Latest driver 376.84 still does not fix it. It is now 4 months since the issue was reported.

October 6, 2016 till now is about four months, not eight. Am I missing something?

The longer delay is probably an indication that it is a hard problem to fix. If you are a customer with a designated contact at NVIDIA, bring it up with them. Otherwise, consider filing a bug report that is specific to your use case or application. Sometimes, what looks like the same issue superficially, may be a previously unknown variant of a problem already reported, or actually have a different root cause.

In Linux, using CUDA 8.0 and driver 375.26, this fails for me as well.

But not because of a bug… I suspect it’s because I only have 32 GB of system RAM and the CUDA mapped memory is not allowed to be pagable and therefore total allocations are limited to that system memory size. If I skip the first allocation, the second succeeds. Or I can reduce the second allocation down to 25GB and it succeeds as well.
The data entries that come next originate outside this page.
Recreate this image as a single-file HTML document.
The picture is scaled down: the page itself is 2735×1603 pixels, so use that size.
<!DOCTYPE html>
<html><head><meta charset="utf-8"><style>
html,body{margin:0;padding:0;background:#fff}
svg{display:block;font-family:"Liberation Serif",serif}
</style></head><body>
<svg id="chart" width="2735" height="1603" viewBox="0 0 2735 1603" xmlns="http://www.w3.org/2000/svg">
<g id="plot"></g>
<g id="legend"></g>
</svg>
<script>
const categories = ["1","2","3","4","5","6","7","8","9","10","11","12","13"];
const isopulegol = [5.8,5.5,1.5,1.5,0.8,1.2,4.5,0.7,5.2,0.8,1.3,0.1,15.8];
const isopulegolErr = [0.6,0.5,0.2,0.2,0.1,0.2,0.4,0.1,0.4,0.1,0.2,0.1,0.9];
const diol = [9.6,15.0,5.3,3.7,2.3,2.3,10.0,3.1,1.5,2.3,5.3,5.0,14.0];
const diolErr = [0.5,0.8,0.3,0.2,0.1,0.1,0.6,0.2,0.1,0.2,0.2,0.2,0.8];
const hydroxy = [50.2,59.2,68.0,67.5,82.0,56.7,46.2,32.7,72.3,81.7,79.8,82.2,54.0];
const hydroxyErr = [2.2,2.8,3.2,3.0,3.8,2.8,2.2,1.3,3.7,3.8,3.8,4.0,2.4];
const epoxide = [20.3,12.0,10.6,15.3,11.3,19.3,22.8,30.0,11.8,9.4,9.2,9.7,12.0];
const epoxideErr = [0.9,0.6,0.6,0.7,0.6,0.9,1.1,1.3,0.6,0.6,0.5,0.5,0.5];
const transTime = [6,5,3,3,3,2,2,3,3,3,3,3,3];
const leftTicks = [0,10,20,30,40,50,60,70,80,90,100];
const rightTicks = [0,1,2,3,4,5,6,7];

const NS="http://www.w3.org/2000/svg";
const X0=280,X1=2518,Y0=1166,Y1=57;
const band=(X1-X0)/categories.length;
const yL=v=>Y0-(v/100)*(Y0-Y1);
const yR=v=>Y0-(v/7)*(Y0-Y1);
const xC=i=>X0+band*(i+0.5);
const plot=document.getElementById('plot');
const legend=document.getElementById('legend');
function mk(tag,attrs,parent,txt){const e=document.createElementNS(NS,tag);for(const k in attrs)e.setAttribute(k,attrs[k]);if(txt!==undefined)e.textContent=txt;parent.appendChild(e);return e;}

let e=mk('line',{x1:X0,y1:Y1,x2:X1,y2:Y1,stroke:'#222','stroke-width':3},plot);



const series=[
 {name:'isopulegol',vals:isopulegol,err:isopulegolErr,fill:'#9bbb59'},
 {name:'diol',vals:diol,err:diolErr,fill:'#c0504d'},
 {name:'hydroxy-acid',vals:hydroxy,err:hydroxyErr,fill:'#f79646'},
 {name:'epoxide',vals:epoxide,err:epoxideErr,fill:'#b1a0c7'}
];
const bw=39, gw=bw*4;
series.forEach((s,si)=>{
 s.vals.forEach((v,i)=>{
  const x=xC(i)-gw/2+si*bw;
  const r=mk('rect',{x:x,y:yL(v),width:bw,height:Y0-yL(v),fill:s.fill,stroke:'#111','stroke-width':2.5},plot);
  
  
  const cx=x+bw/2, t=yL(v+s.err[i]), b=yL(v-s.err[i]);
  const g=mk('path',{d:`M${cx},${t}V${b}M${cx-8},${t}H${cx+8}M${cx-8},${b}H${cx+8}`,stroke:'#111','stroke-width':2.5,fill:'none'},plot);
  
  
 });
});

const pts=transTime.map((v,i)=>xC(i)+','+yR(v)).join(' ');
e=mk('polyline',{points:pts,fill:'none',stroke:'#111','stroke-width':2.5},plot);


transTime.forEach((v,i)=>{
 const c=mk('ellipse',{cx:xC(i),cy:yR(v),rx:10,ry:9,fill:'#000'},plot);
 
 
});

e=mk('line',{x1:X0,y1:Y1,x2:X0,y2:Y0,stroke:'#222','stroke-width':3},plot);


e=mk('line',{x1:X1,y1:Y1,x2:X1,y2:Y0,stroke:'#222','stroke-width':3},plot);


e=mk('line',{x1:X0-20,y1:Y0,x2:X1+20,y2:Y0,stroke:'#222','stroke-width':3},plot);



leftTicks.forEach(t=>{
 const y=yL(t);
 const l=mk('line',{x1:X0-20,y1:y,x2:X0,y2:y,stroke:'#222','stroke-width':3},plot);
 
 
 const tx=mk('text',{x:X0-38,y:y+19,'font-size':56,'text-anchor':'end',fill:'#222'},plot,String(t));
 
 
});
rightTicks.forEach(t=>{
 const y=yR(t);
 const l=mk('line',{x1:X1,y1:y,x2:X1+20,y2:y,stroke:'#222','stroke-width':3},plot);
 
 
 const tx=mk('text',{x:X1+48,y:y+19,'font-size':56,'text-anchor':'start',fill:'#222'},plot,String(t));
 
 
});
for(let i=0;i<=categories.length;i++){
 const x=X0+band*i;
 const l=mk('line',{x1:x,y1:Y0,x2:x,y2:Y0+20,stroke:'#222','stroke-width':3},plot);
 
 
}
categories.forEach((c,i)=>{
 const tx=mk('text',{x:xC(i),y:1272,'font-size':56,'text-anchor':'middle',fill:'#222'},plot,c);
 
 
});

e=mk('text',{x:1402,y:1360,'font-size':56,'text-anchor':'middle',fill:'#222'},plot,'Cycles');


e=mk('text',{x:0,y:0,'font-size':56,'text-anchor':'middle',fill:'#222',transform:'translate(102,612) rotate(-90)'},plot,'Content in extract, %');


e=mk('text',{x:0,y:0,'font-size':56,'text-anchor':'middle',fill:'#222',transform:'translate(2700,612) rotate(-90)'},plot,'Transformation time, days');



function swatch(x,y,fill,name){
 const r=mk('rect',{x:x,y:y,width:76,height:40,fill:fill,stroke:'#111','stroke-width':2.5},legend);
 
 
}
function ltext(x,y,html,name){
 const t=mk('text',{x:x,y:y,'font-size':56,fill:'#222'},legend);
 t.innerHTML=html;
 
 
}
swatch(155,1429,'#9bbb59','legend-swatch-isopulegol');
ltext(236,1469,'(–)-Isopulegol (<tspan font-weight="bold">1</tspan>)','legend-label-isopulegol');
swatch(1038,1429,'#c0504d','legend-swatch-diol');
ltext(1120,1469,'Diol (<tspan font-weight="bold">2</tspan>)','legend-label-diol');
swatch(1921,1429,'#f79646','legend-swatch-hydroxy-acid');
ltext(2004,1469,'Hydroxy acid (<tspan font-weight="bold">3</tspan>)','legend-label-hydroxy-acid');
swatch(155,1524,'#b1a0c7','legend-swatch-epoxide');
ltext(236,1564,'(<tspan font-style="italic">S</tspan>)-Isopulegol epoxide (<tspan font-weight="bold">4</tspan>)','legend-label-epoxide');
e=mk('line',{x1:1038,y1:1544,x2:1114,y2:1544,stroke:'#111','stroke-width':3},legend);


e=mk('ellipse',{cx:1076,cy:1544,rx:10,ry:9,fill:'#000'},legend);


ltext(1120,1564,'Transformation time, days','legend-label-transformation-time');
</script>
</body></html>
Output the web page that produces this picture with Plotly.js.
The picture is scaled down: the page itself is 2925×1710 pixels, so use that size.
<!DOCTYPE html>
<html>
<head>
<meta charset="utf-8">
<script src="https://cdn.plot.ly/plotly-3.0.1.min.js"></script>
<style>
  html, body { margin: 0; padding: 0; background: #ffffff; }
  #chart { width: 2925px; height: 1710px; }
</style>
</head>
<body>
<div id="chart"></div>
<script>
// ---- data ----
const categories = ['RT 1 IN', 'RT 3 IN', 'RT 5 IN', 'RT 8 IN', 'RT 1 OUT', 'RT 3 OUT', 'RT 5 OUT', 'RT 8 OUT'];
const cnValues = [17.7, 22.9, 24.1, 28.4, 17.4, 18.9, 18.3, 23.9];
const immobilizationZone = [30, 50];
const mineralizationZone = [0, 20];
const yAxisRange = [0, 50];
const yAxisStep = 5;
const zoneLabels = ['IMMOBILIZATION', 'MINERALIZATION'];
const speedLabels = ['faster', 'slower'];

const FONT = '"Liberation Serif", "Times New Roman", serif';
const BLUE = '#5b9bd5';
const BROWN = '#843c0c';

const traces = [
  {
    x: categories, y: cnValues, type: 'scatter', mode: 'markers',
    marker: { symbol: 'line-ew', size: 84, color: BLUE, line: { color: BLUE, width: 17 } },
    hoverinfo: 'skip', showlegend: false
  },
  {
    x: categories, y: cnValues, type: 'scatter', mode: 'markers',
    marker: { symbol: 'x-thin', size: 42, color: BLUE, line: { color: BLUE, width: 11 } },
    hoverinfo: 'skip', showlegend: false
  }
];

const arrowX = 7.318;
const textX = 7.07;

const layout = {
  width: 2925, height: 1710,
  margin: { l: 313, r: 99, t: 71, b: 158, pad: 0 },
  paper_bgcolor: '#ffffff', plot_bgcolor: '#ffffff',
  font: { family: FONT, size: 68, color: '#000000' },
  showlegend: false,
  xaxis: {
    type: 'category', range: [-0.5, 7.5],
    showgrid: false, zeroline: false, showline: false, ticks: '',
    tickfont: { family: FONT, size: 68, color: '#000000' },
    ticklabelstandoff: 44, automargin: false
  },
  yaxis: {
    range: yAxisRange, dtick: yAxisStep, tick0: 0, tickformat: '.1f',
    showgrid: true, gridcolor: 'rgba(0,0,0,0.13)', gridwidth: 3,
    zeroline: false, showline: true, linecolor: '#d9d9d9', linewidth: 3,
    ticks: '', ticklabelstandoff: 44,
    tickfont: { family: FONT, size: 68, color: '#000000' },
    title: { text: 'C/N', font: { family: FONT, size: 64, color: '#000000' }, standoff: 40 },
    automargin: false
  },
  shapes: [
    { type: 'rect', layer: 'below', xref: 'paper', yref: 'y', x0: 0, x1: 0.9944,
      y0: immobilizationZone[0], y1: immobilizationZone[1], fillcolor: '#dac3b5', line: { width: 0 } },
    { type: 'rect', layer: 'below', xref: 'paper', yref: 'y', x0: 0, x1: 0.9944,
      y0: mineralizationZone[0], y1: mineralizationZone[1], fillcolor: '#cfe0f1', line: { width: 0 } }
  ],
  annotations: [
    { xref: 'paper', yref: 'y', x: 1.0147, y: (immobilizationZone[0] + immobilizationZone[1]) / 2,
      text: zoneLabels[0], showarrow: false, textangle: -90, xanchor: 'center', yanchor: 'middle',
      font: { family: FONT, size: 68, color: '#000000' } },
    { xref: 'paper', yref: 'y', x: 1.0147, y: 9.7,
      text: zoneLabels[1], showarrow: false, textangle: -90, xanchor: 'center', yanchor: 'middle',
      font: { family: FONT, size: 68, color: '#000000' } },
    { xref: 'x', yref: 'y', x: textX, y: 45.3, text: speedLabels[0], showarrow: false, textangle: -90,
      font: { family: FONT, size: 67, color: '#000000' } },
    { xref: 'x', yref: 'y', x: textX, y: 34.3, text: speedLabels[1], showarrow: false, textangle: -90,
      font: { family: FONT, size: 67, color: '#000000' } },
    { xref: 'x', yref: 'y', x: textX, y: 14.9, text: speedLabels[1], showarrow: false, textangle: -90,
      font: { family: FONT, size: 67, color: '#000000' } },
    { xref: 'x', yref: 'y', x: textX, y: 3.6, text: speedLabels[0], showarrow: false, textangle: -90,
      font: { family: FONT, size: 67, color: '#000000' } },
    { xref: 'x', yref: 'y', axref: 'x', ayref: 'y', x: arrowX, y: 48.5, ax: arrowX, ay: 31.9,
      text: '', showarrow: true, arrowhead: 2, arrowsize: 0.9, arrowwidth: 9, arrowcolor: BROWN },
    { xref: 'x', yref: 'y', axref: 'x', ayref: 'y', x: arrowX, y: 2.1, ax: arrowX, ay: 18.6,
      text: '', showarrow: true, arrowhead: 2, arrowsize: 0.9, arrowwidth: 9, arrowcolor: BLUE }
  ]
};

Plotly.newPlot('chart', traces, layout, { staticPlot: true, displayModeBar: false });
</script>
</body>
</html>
I love 2017, where I casually say “I only have 32GB of RAM”…

:-) :-) Especially when one remembers times when mass storage (hard disks) had less capacity than that. I still have two Conner 3204F disks (in working order), each with a whopping 200 MB of storage …


anyone testet that bug on newest release? does it still remain?

Latest driver 376.84 still does not fix it. It is now 6 months since the issue was reported.

thank you nvidia that i bought a 8 TitanX MultiGPU server with 128GB RAM and can only use driver from prior century to use them… i am really beginning to hate nvidia

Issues were corrected. Post edited out.